Barnes was responsible for financially rescuing the distinguished philosopher Bertrand Russell in the 1940s. Russell was living in the Sierra Nevada Mountains in the summer of 1940, short of money and unable to earn an income from journalism or teaching. Barnes, who had himself been rebuffed by the University of Pennsylvania and the Philadelphia Museum of Art, had been impressed by Russell's battles with the Establishment, and invited Russell to teach philosophy at his Foundation.
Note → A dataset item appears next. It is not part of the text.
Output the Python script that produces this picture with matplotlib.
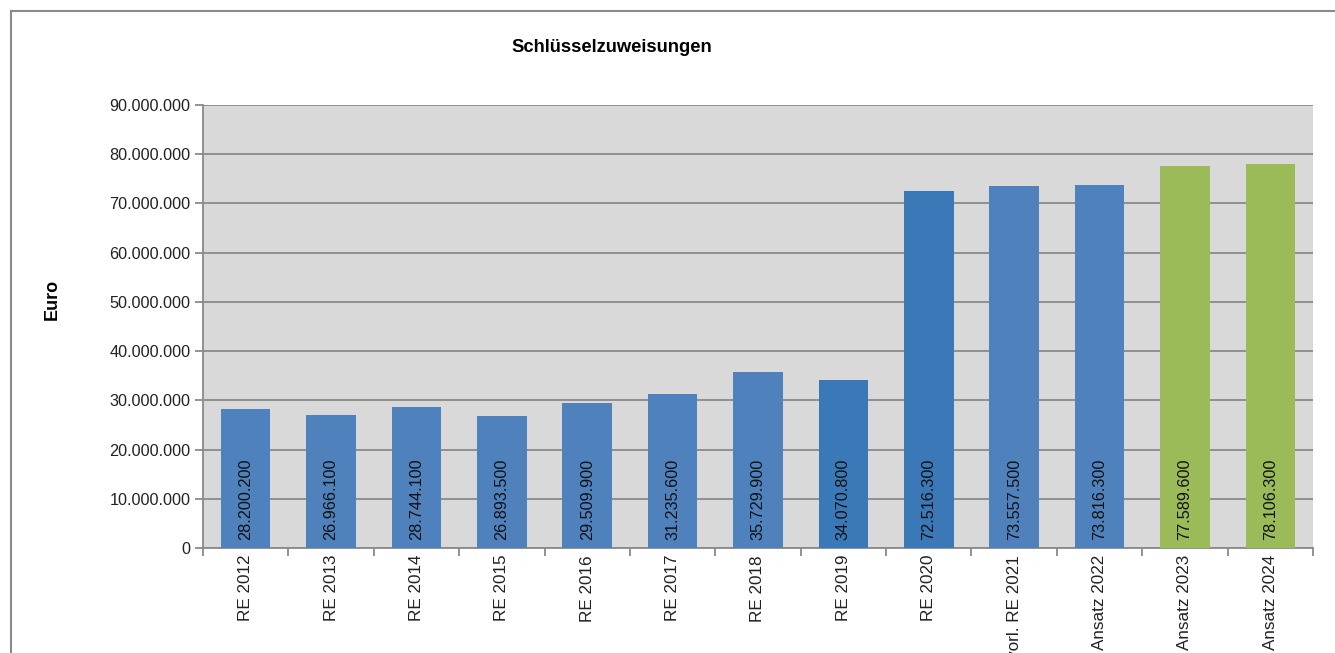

Russell invited Barnes to his cabin in Lake Tahoe, and managed to secure a contract to teach for five years on a salary of $6,000, subsequently raised to $8,000 in order that Russell could give up his other teaching duties.[15] Russell was contracted to give one lecture a week on the history of Western philosophy, which later became the basis of his best-selling book History of Western Philosophy.
The two men later fell out after Barnes was offended by the apparently snobbish behaviour of Russell's wife Patricia, who insisted on calling herself 'Lady Russell'.[16] Barnes wrote to Russell, saying 'when we engaged you to teach we did not obligate ourselves to endure forever the trouble-making propensities of your wife',[17] and looked for excuses to dismiss Russell. In 1942, when Russell agreed to give weekly lectures at the Rand School of Social Science, Barnes dismissed him for breach of contract, claiming that the offer of the extra $2,000 was conditional upon his exclusively teaching at the Foundation.[18] Russell sued for loss of $24,000 (the amount owed for the remaining three years of the contract), and in August 1943 was awarded $20,000 – the amount owed less $4,000, which the court expected Russell to be able to earn from public lectures for the remaining three years.